Le jour de son élection comme 266e successeur de Pierre, le 13 mars 2013, il y a plus de 12 ans, ses premiers mots furent :« vous savez que la tâche du Conclave était de donner un évêque à Rome. Il semble bien que mes frères cardinaux soient allés le chercher quasiment au bout du monde ».
Avant d’entrer au conclave, âgé de 76 ans, il prévoyait de se retirer bientôt et de devenir archevêque émérite. Il avait même réservé depuis un certain temps la chambre 13 de la Maison Sacerdotale Monseigneur Mariano Espinosa, dans le quartier de Flores, là où il était né et avait grandi. Son billet retour était prévu pour le 23 mars, veille de la Semaine Sainte. Son intention pour cette dernière étape de vie était de revenir dans sa ville natale de Buenos Aires, à 11 345 kilomètres de Rome, dans le Cône Sud de l’Amérique latine … au « bout du monde ».
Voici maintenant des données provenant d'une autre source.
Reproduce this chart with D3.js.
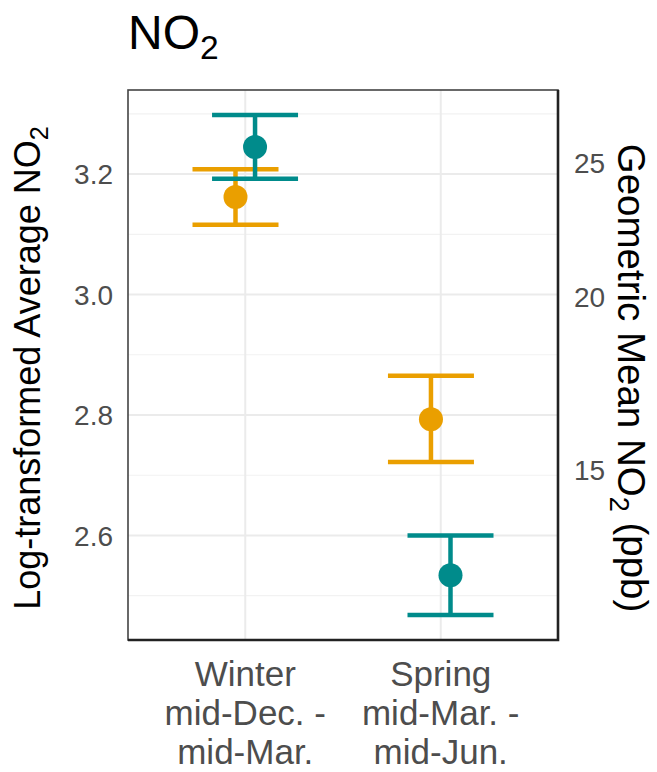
<!DOCTYPE html>
<html>
<head>
<meta charset="utf-8">
<script src="https://cdn.jsdelivr.net/npm/d3@7"></script>
<style>
  html, body { margin: 0; padding: 0; background: #fff; }
  svg { display: block; font-family: "Liberation Sans", Arial, sans-serif; }
</style>
</head>
<body>
<div id="chart"></div>
<script>
// Season categories (multi-line tick labels)
const seasons = ["Winter", "Spring"];
const seasonLines = [
  ["Winter", "mid-Dec. -", "mid-Mar."],
  ["Spring", "mid-Mar. -", "mid-Jun."]
];

// Log-transformed averages with interval bounds, one list per group
const orangeMean = [3.162, 2.793];
const orangeLow  = [3.116, 2.722];
const orangeHigh = [3.208, 2.865];

const tealMean = [3.245, 2.534];
const tealLow  = [3.192, 2.468];
const tealHigh = [3.298, 2.600];

// Axis ticks
const leftTicks  = [2.6, 2.8, 3.0, 3.2];
const minorTicks = [2.5, 2.7, 2.9, 3.1, 3.3];
const rightTicks = [15, 20, 25];

const width = 657, height = 772;
const margin = { top: 90, right: 99, bottom: 132, left: 128 };

const svg = d3.select('#chart')
  .append('svg')
  .attr('width', width)
  .attr('height', height);

// build series rows
const groups = [
  { color: '#EA9F00', dodge: -0.05, mean: orangeMean, low: orangeLow, high: orangeHigh },
  { color: '#008B8B', dodge: 0.05, mean: tealMean, low: tealLow, high: tealHigh }
];
const rows = [];
groups.forEach(g => {
  seasons.forEach((s, i) => {
    rows.push({ season: s, color: g.color, dodge: g.dodge, mean: g.mean[i], low: g.low[i], high: g.high[i] });
  });
});

// scales
const lo = d3.min(rows, d => d.low);
const hi = d3.max(rows, d => d.high);
const pad = (hi - lo) * 0.05;

const y = d3.scaleLinear()
  .domain([lo - pad, hi + pad])
  .range([height - margin.bottom, margin.top]);

const x = d3.scalePoint()
  .domain(seasons)
  .range([margin.left, width - margin.right])
  .padding(0.6);

const xPos = d => x(d.season) + d.dodge * x.step();
const capHalf = 0.22 * x.step();

// grid
const grid = svg.append('g');
grid.selectAll('line.minor')
  .data(minorTicks)
  .enter()
  .append('line')
  .attr('x1', margin.left).attr('x2', width - margin.right)
  .attr('y1', d => y(d)).attr('y2', d => y(d))
  .attr('stroke', '#F2F2F2')
  .attr('stroke-width', 1.2);

grid.selectAll('line.major')
  .data(leftTicks)
  .enter()
  .append('line')
  .attr('x1', margin.left).attr('x2', width - margin.right)
  .attr('y1', d => y(d)).attr('y2', d => y(d))
  .attr('stroke', '#EBEBEB')
  .attr('stroke-width', 2);

grid.selectAll('line.vmajor')
  .data(seasons)
  .enter()
  .append('line')
  .attr('x1', d => x(d)).attr('x2', d => x(d))
  .attr('y1', margin.top).attr('y2', height - margin.bottom)
  .attr('stroke', '#EBEBEB')
  .attr('stroke-width', 2);

// error bars (orange first, teal on top)
const bars = svg.selectAll('g.bar')
  .data(rows)
  .enter()
  .append('g')
  .attr('stroke', d => d.color)
  .attr('stroke-width', 4.5);

bars.append('line')
  .attr('x1', xPos).attr('x2', xPos)
  .attr('y1', d => y(d.low)).attr('y2', d => y(d.high));
bars.append('line')
  .attr('x1', d => xPos(d) - capHalf).attr('x2', d => xPos(d) + capHalf)
  .attr('y1', d => y(d.high)).attr('y2', d => y(d.high));
bars.append('line')
  .attr('x1', d => xPos(d) - capHalf).attr('x2', d => xPos(d) + capHalf)
  .attr('y1', d => y(d.low)).attr('y2', d => y(d.low));

// points
svg.selectAll('circle')
  .data(rows)
  .enter()
  .append('circle')
  .attr('cx', xPos)
  .attr('cy', d => y(d.mean))
  .attr('r', 12)
  .attr('fill', d => d.color);

// panel border (right/bottom a bit heavier, as in the original)
const x0 = margin.left, x1 = width - margin.right;
const y0 = margin.top, y1 = height - margin.bottom;
svg.append('rect')
  .attr('x', x0).attr('y', y0)
  .attr('width', x1 - x0).attr('height', y1 - y0)
  .attr('fill', 'none')
  .attr('stroke', '#444')
  .attr('stroke-width', 1.6);
svg.append('path')
  .attr('d', `M${x1},${y0}V${y1}H${x0}`)
  .attr('fill', 'none')
  .attr('stroke', '#222')
  .attr('stroke-width', 2.6);

// left axis labels
svg.selectAll('text.ly')
  .data(leftTicks)
  .enter()
  .append('text')
  .attr('x', margin.left - 15)
  .attr('y', d => y(d))
  .attr('dy', '0.36em')
  .attr('text-anchor', 'end')
  .style('font-size', '28px')
  .style('fill', '#4D4D4D')
  .text(d => d.toFixed(1));

// right axis (exp of left)
svg.selectAll('text.ry')
  .data(rightTicks)
  .enter()
  .append('text')
  .attr('x', width - margin.right + 16)
  .attr('y', d => y(Math.log(d)))
  .attr('dy', '0.36em')
  .attr('text-anchor', 'start')
  .style('font-size', '28px')
  .style('fill', '#4D4D4D')
  .text(d => d);

// x labels
const xl = svg.selectAll('text.xl')
  .data(seasons)
  .enter()
  .append('text')
  .attr('text-anchor', 'middle')
  .style('font-size', '35px')
  .style('fill', '#4D4D4D');
xl.each(function(d, i) {
  seasonLines[i].forEach((line, j) => {
    d3.select(this).append('tspan')
      .attr('x', x(d))
      .attr('y', 686 + j * 39)
      .text(line);
  });
});

// titles with subscript
function subText(g, before, after) {
  g.append('tspan').text(before);
  g.append('tspan').attr('dy', '0.3em').style('font-size', '70%').text('2');
  if (after) g.append('tspan').attr('dy', '-0.3em').text(after);
}

const midY = (margin.top + height - margin.bottom) / 2;

const title = svg.append('text')
  .attr('x', margin.left)
  .attr('y', 49)
  .style('font-size', '48px')
  .style('fill', '#000');
subText(title, 'NO', null);

const leftTitle = svg.append('text')
  .attr('transform', `translate(40,${midY + 3}) rotate(-90)`)
  .attr('text-anchor', 'middle')
  .style('font-size', '36px')
  .style('fill', '#000');
subText(leftTitle, 'Log-transformed Average NO', null);

const rightTitle = svg.append('text')
  .attr('transform', `translate(618,${midY + 13}) rotate(90)`)
  .attr('text-anchor', 'middle')
  .style('font-size', '38.5px')
  .style('fill', '#000');
subText(rightTitle, 'Geometric Mean NO', ' (ppb)');
</script>
</body>
</html>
Mais les voies de Dieu sont mystérieuses. Bergoglio fut élu pape au cinquième tour de scrutin du conclave. À ce moment, le cardinal brésilien Cláudio Hummes l’embrassa et lui murmura : « N’oublie pas les pauvres ». Quand on lui demanda quel nom il choisirait, il répondit : « Je m’appellerai François ». Il fut le premier pape latino-américain, le premier jésuite, et le premier à choisir le nom de François, en hommage à saint François d’Assise, le serviteur des pauvres, qui a plaidé pour « une Église pauvre pour les pauvres » – tout comme Jorge Mario Bergoglio, le pape des périphéries.
Origines
Fils d’une famille de migrants italiens, Jorge Mario était l’aîné de cinq enfants de Mario Bergoglio et Regina Sívori. Il naquit à Buenos Aires, la capitale, le 17 décembre 1936. Huit jours plus tard, le 24 décembre, il fut baptisé dans la basilique Marie Auxiliatrice d’Almagro.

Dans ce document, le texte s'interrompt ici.